Traffic Engineering and Path Protection in MPLS Virtual Private Networks

• Main Author: Aniker, Pooja S
• Other Authors: J. Ramanujam
• Format: Others
• Language: en
• Published: LSU 2005
• Subjects: Electrical & Computer Engineering
• Online Access: http://etd.lsu.edu/docs/available/etd-04122005-160920/

Traffic Engineering (TE) attempts to establish paths for the flow of data in a network so as to optimize the resource utilization and maximize the network performance. One of the main goals of Traffic Engineering is to bring about efficient and reliable network operations. Constraint based routing is the key to Multiprotocol label switching TE. Constraint based routing helps to manage traffic paths within a MPLS network and allows for traffic to flow along certain desired paths. MPLS also supports explicit routing thus providing TE capabilities.
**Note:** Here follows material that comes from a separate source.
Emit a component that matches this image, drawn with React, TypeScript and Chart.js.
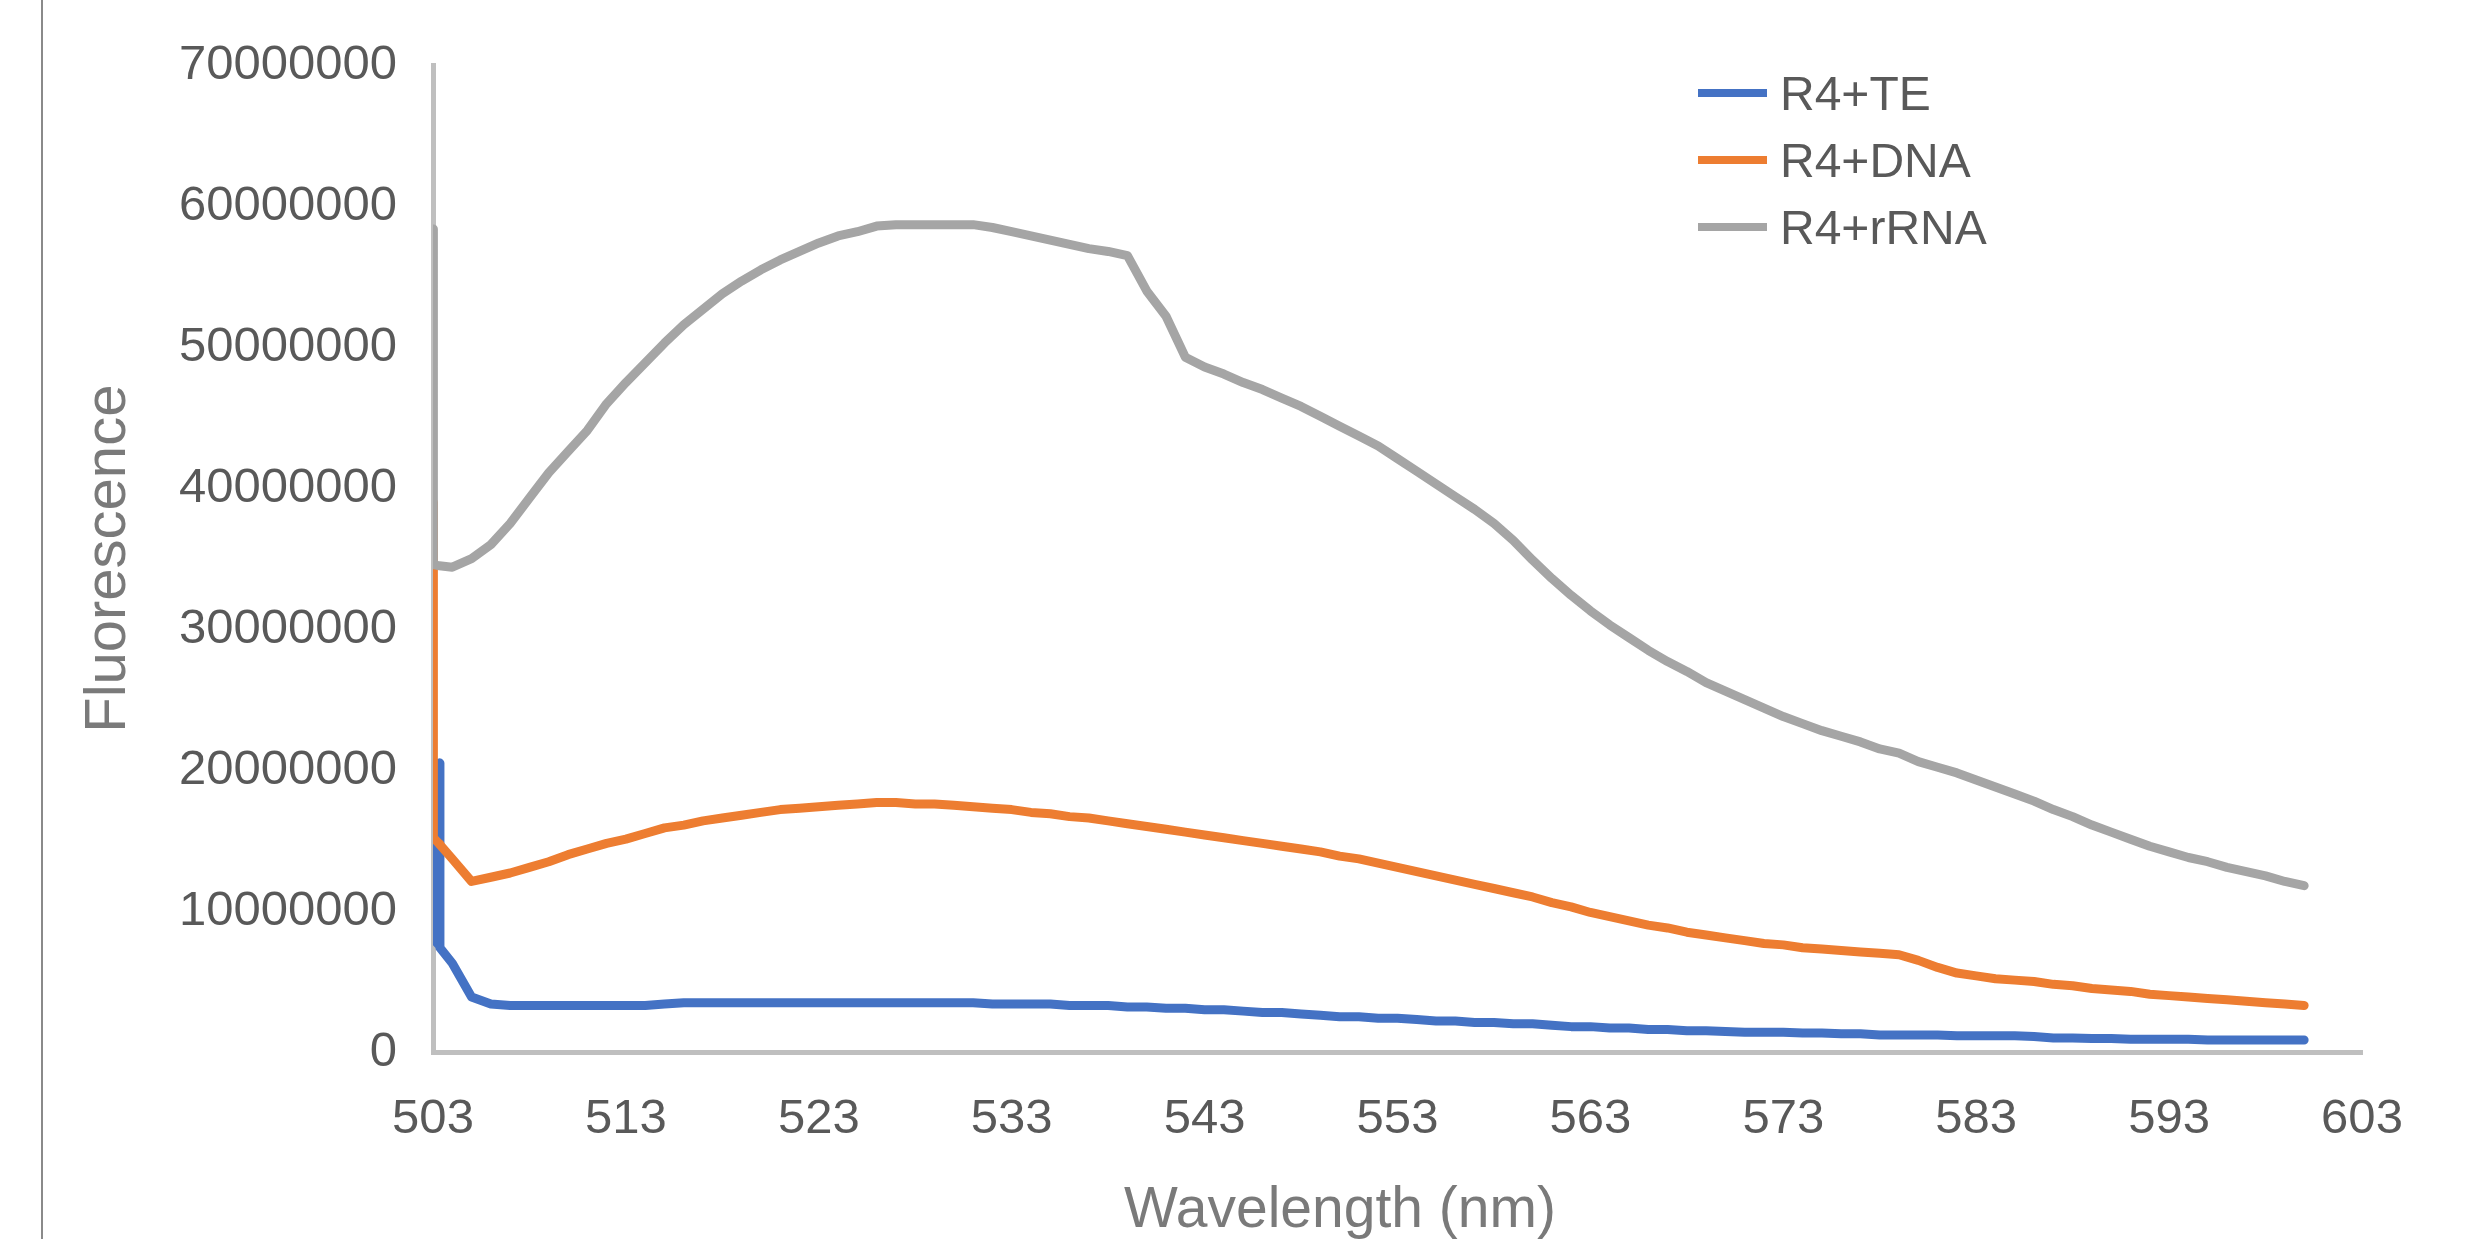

MPLS TE enables resiliency and reliability to be built into networks, thus increasing the value and availability of the network. TE is deployed in MPLS networks by providing TE extensions to interior gateway protocols like OSPF and IS-IS. MPLS creates a connection oriented model over the traditional connectionless framework of IP based networks. This connection oriented model helps to overcome several shortcomings of the IP network and also provide the necessary framework to give quality guarantees to IP traffic. Quality of Service (QoS) can be built into MPLS networks where TE is used. MPLS has made significant progress in recent years and is used for deployment of networks all over the world. In this thesis, we propose several constraint-based routing algorithms for MPLS based VPN's. Our algorithms support routing of both Quality of Service (QoS) and BE traffic over the MPLS network. We have implemented a route based and a link based approach for routing of QoS and BE traffic. We also implement the 1 + 1 and 1 : 1 link disjoint and node disjoint path protection mechanisms for the QoS traffic. We study the effect of the various parameters used in our equations such as epsilon, granularity, earning rate and hop count. The problem is formulated as a multicommodity flow (MCF) problem and is solved using the optimization tool - ILOG CPLEX. Our approach is scalable to large networks having a number of VPN's.